MongoDB: Sort by subdocument with unknown name

The performance of this is terrible, and because you are throwing away your best option, which is the aggregation framework.

The big rule you are breaking here is "Don't use data as keys".

So when you name "sub-documents" with "keys" that are actually data points then there is no easy way to process them. General MongoDB notation does not like this and you are forced in to JavaScript evaluation. This is still "spritely", but really slow by comparison to native methods.

Change your schema, and then you can use the aggregation framework.

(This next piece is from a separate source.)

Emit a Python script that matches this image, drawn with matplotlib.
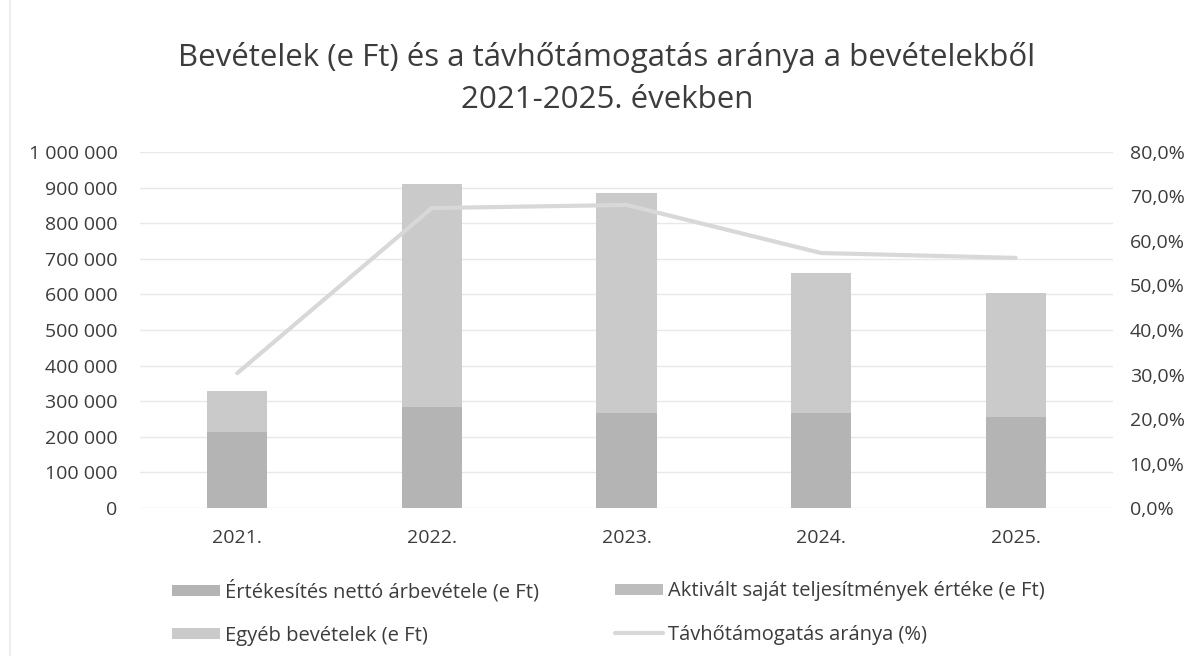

Here is the change first:

{
    "_id": 123,
    "sales": [
        { "date": ISODate("2014-05-23T00:00:00Z"), "sum": 23 },
        { "date": ISODate("2014-05-22T00:00:00Z"), "sum": 22 }
    ]
},
{
    "_id": 299,
    "sales": [
        { "date": ISODate("2014-05-22T00:00:00Z"), "sum": 19 },
        { "date": ISODate("2014-05-23T00:00:00Z"), "sum": 44 }
    ]
}

Now your data is in an array and the "paths" are consistent, this means you can sort things very easily:

db.collection.find().sort({ "sales.sum": -1 })

So the document with the "largest" "sales.sum" value will be first.

If then given the above example, you wanted to "sort" the inner array elements by the largest "sales.sum" as well, then you can use the aggregation framework:

db.collection.aggregate([
    { "$unwind": "$sales" },
    { "$sort": { "_id": 1, "sales.sum": -1 } },
    { "$group": {
        "_id": "$_id",
        "sales": { "$push": "$sales" }
    }},
    { "$sort": { "sales.sum": -1 } }
])

Your current documents can be treated this way by using JavaScript evaluation with mapReduce, but don't do it that way as it will be much slower.